El culto cristiano fue prohibido de nuevo por el emperador Valeriano en el 257, mediante un edicto en que señala que los senadores y caballeros que  sigan esta religión serán privados de sus bienes y dignidades y, en caso de que aún persistan en ella, ejecutados. La pena capital se aplica, sin que en este caso existan paliativos, a todos los obispos, presbíteros y diáconos.

La captura y presumible muerte de Valeriano por los  sasánidas[2] (260), alivió sin duda la situación de los cristianos, cuya religión, aunque formalmente prohibida, pudo desarrollarse en un ambiente de tolerancia, interrumpido tan solo por alteraciones locales, hasta los tiempos de Diocleciano.

Bajo este, emperador desde el 284 hasta el 305, que, tras restablecer el orden y adoptar una serie de medidas estabilizadoras aunque fuertemente autoritarias, renunció al poder y se retiró a la vida privada[3], asistimos al último intento de terminar con el cristianismo. Se trata de la llamada Gran Persecución, la que mayor número de mártires produjo. Diocleciano estaba convencido de que la grandeza de Roma estaba indisolublemente ligada al culto de los dioses tradicionales. De ahí una intransigencia que afectó también a los maniqueos, muchos de los cuales fueron condenados a muerte. Sin embargo, y dado que él mismo había establecido un nuevo sistema de gobierno, la Tatrarquía, en que el poder era compartido por dos Augustos y dos Césares, que se repartían la autoridad sobre las distintas provincias, bien que todos reconocían su primacía; el edicto de persecución no tuvo el mismo efecto en todo el Imperio. Se cumplió de manera estricta en Oriente, bajo el control directo de Diocleciano y del César Galerio, pero de manera limitada en Occidente, y prácticamente simbólica en las provincias gobernadas por el César Constancio Cloro, padre de Constantino el Grande.

En el 313, el edicto de Milán, firmado conjuntamente por Constantino, Augusto de Occidente, y Licinio, Augusto de Oriente, establece plenamente la legalidad del cristianismo. A partir de ese momento, este se verá enfrentado al problema de reconstituirse como religión política, capaz de sustituir al viejo y desacreditado culto imperial, sin traicionar por ello su carácter monoteísta y trascendente. El reto no era fácil y aún estamos lejos de poder afirmar que ha sido superado.

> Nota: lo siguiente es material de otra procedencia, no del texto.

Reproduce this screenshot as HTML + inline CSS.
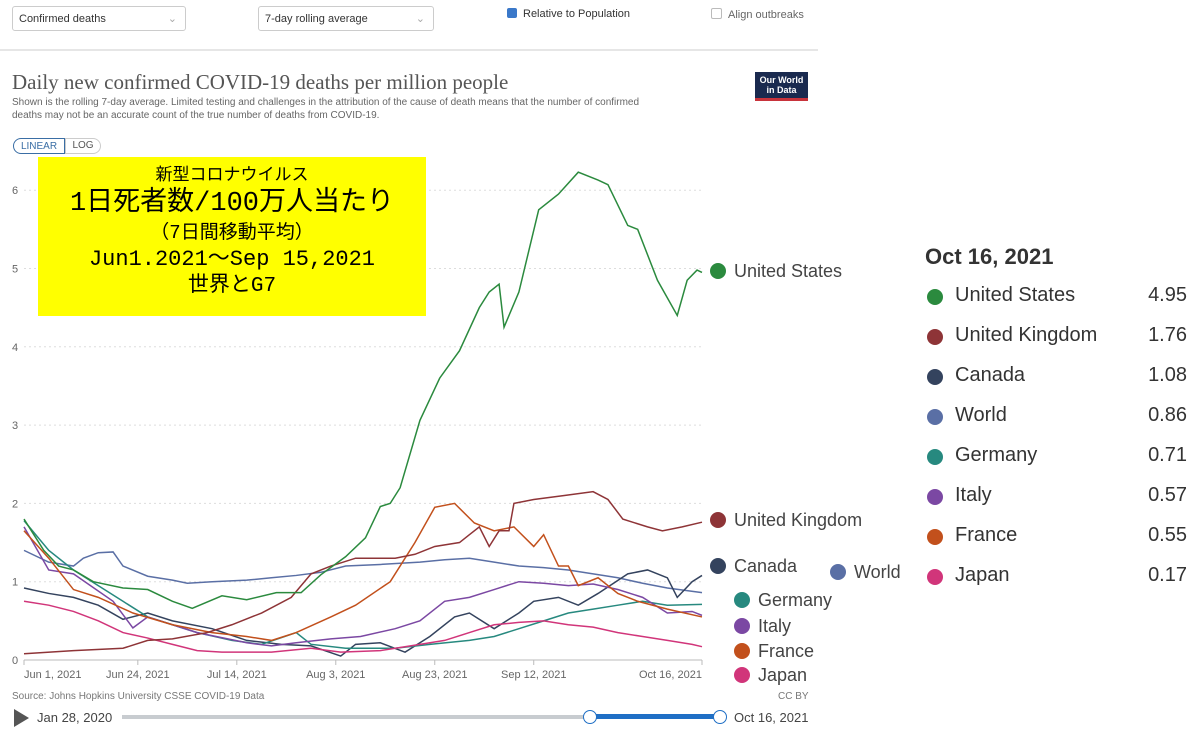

[1] Así lo considera también Paulo Orosio, Historias, VII, 20, pero es posible que no se trate de un testimonio independiente, sino que se limite a recoger la noticia de Eusebio. El sobrenombre de Árabe parece hacer referencia al origen de la familia paterna de Filipo.
[2] Dinastía persa fundada por Sapor I, que desplazó del poder a los arsácidas (partos) en Irán y Mesopotamia.
[3] Esta renuncia constituye un caso único en la historia romana. Tras ella, Diocleciano pasó sus últimos años en su villa de Dalmacia dedicado al cuidado de sus huertos y jardines.